What happened to the Buffalo

What happened to the Buffalo – For hundreds of centuries buffalo roamed north Americas Great Plains.

Up to 60 million of them thundered across the continent dominating the landscape and sustaining tens of thousands of Native Americans.

That is until, a calculated slaughter nearly exterminated the buffalo and the cultures that revered them.

They are the most numerous of the large mammals ever to have lived on the planet, they are known as Buffalo, or Bison!

Their ancestors came to North America from Asia during the Ice age and they quickly flourished.

By the 18th century, the American Indians depended on them for their very survival.

Buffalo were everywhere, and their meat, bones, skulls, hides, and even hooves were used for nourishment and sustenance.

In their 1804 expedition, Lewis and Clark described a moving multitude that darkened the plains from one horizon to the other.

But as they moved westward, they built a world unsuited for free ranging herds of buffalo.

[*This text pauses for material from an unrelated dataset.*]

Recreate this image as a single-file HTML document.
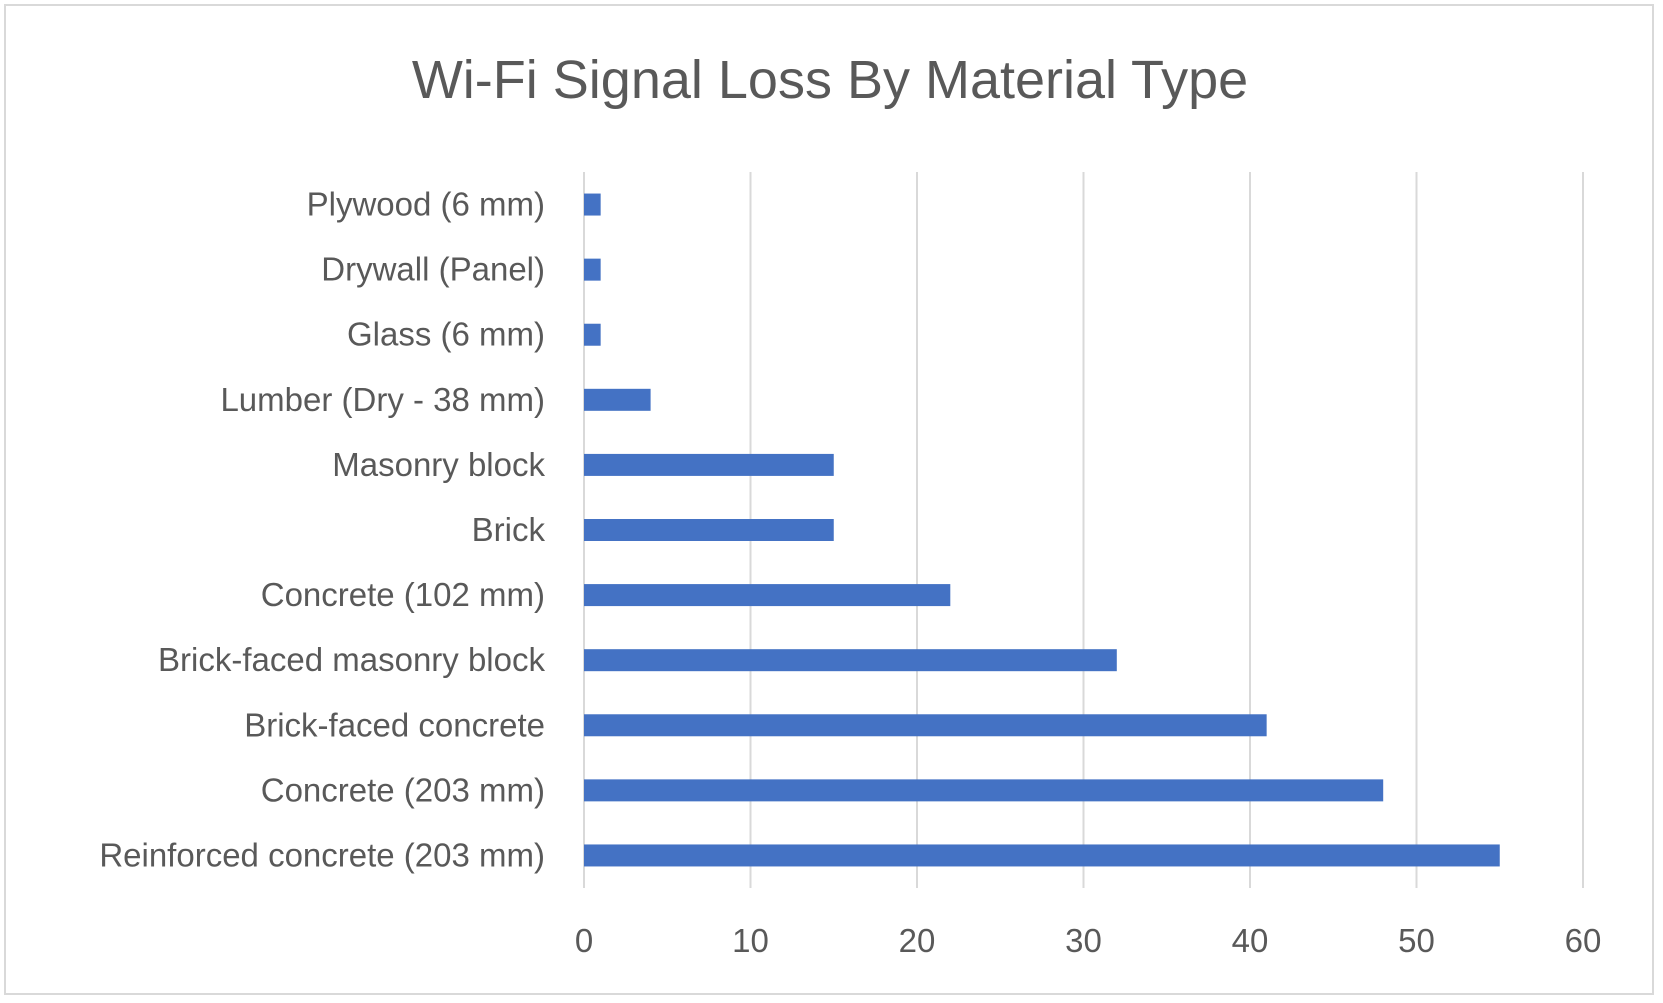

Fences and railroads fragmented the open plains, the army and railroad companies hired hunter’s to kill buffalo’s by the thousands for their hungry crew.

One hunter, Buffalo Bill, single handedly killed over 4,200 buffalo in less than two years.

After the civil war, the U.S army set out to conquer the west. In order to defeat the Indians, they needed to defeat their one single food source: buffalo.

So the order went out to eliminate the buffalo.

Plenty coo, chief of the crows wrote: when the buffalo went away the hearts of my people fell to the ground and they could not lift them up again, after this nothing happened, there was little singling anywhere.

If you think about it, buffalo were their entire economy at one point, and so its pretty hard for them to continue or even to have a culture after that.

So when the tribes lost the buffalo to the slaughter, the very heart of their culture was slipped away.